Dari sini diketahui bahwa kita harus masuk sampai dalam karena kita bisa salah sampel dan persepsi kalo kita hanya tahu bahan bakunya lalu diekstrak dan selesai saja. ‘Kan bahan bakunya juga harus tahu asal muasalnya dari mana. Jadi dari mulai teknologi ekstraksinya sampai ke asalnya dari mana. Bahkan sekarang saya sudah berternak lebah sendiri.

Jadi kita mengembangkan dari energi ekstraksi dan membuat berbagai macam inovasi produk. Lalu kita harus kerjasama dengan pengguna. Nah dari situ, alhamdulillah setidaknya ada 8 paten. Misalnya kerjasama dengan kedokteran gigi yang punya banyak ide. Bagaimana caranya meremineralisasi gigi dengan memanfaatkan propolis dicampur dengan apa? Kemudian lahirlah permen untuk kesehatan mulut, gigi dan anak.

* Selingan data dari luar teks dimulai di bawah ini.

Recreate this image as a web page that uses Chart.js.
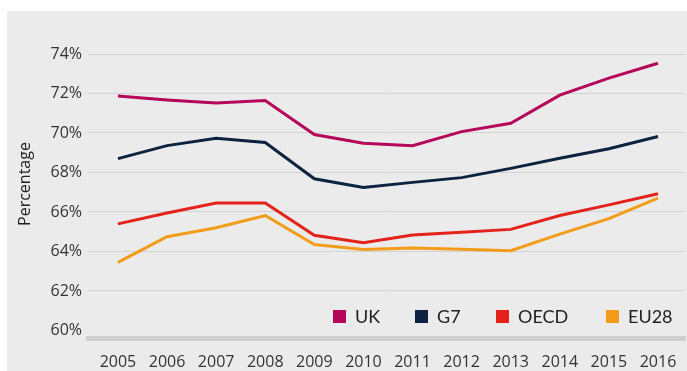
<!DOCTYPE html>
<html><head><meta charset="utf-8">
<script src="https://cdn.jsdelivr.net/npm/chart.js@4.4.0/dist/chart.umd.min.js"></script>
<style>html,body{margin:0;padding:0;background:#fff;}#wrap{width:687px;height:371px;}</style>
</head><body><div id="wrap"><canvas id="c" width="687" height="371"></canvas></div>
<script>
const years = [2005,2006,2007,2008,2009,2010,2011,2012,2013,2014,2015,2016];
const ukValues   = [71.87,71.67,71.52,71.64,69.92,69.48,69.36,70.07,70.49,71.92,72.78,73.53];
const g7Values   = [68.70,69.36,69.73,69.52,67.68,67.24,67.50,67.74,68.21,68.72,69.20,69.82];
const oecdValues = [65.40,65.95,66.45,66.45,64.82,64.44,64.84,64.98,65.12,65.82,66.36,66.92];
const eu28Values = [63.45,64.75,65.20,65.82,64.35,64.10,64.18,64.12,64.04,64.88,65.66,66.70];
const seriesNames = ['UK','G7','OECD','EU28'];
const seriesColors = ['#b5065a','#0c2340','#e3231b','#f39c1a'];
const yTicks = [60,62,64,66,68,70,72,74];

const allSeries = [ukValues,g7Values,oecdValues,eu28Values];
const datasets = allSeries.map((vals,i)=>({
  label: seriesNames[i],
  data: years.map((y,j)=>({x:y,y:vals[j]})),
  borderColor: seriesColors[i],
  backgroundColor: seriesColors[i],
  borderWidth: 3,
  pointRadius: 0,
  tension: 0,
  fill: false
}));

const bgPlugin = {
  id:'bg',
  beforeDraw(chart){
    const ctx = chart.ctx;
    ctx.save();
    ctx.fillStyle = '#ebebeb';
    ctx.fillRect(7,11,680,360);
    ctx.restore();
  },
  afterDraw(chart){
    const ctx = chart.ctx;
    ctx.save();
    ctx.translate(25,184);
    ctx.rotate(-Math.PI/2);
    ctx.fillStyle = '#222';
    ctx.font = '16px "Open Sans", sans-serif';
    ctx.textAlign = 'center';
    ctx.textBaseline = 'middle';
    ctx.fillText('Percentage',0,0);
    ctx.restore();
    const xs = [333,415,496,606];
    ctx.save();
    ctx.font = '18px Lato, sans-serif';
    ctx.textBaseline = 'middle';
    chart.data.datasets.forEach((d,i)=>{
      ctx.fillStyle = d.borderColor;
      ctx.fillRect(xs[i],310,13,13);
      ctx.fillStyle = '#222';
      ctx.fillText(d.label, xs[i]+22, 317);
    });
    ctx.restore();
  }
};

new Chart(document.getElementById('c'),{
  type:'line',
  data:{datasets},
  plugins:[bgPlugin],
  options:{
    responsive:false,
    animation:false,
    layout:{padding:{top:54,right:2,left:0,bottom:0}},
    plugins:{legend:{display:false},tooltip:{enabled:false}},
    scales:{
      x:{
        type:'linear',
        min:2004.39, max:2016.55,
        afterBuildTicks(s){ s.ticks = years.map(v=>({value:v})); },
        afterFit(s){ s.height = 33; },
        grid:{display:false},
        border:{display:true,color:'#cfcfcf',width:5},
        ticks:{color:'#333',padding:7,font:{family:'"Open Sans", sans-serif',size:16},
          callback:v=>String(v), maxRotation:0, autoSkip:false}
      },
      y:{
        min:59.62, max:74,
        afterBuildTicks(s){ s.ticks = yTicks.map(v=>({value:v})); },
        afterFit(s){ s.width = 88; },
        grid:{color:ctx=> (ctx.tick && ctx.tick.value===60) ? 'rgba(0,0,0,0)' : '#d3d3d3', lineWidth:1, drawTicks:false},
        border:{display:false},
        ticks:{color:'#333',padding:6,font:{family:'"Open Sans", sans-serif',size:16},
          callback:v=>v+'%'}
      }
    }
  }
});
</script></body></html>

Berangkat dari hasil paten ini, saya berpikir untuk membentuk startup company yang dinamakan CV. Nano Biotek supaya semua hasil paten bisa diakomodir. Karena berbeda dengan di luar negeri yang ketika ada paten maka banyak yang berburu untuk produksi. Sedangkan di Indonesia, biasanya paten hanya untuk keperluan Cum (penilian cum laude, -red) saja. Tindak lanjutnya kurang.

Artikel yang dimuat dalam web ini adalah bagian dari Program Insentif Promosi Penelitian dan Pengabdian Masyarakat oleh Dosen FTUI di Media Massa.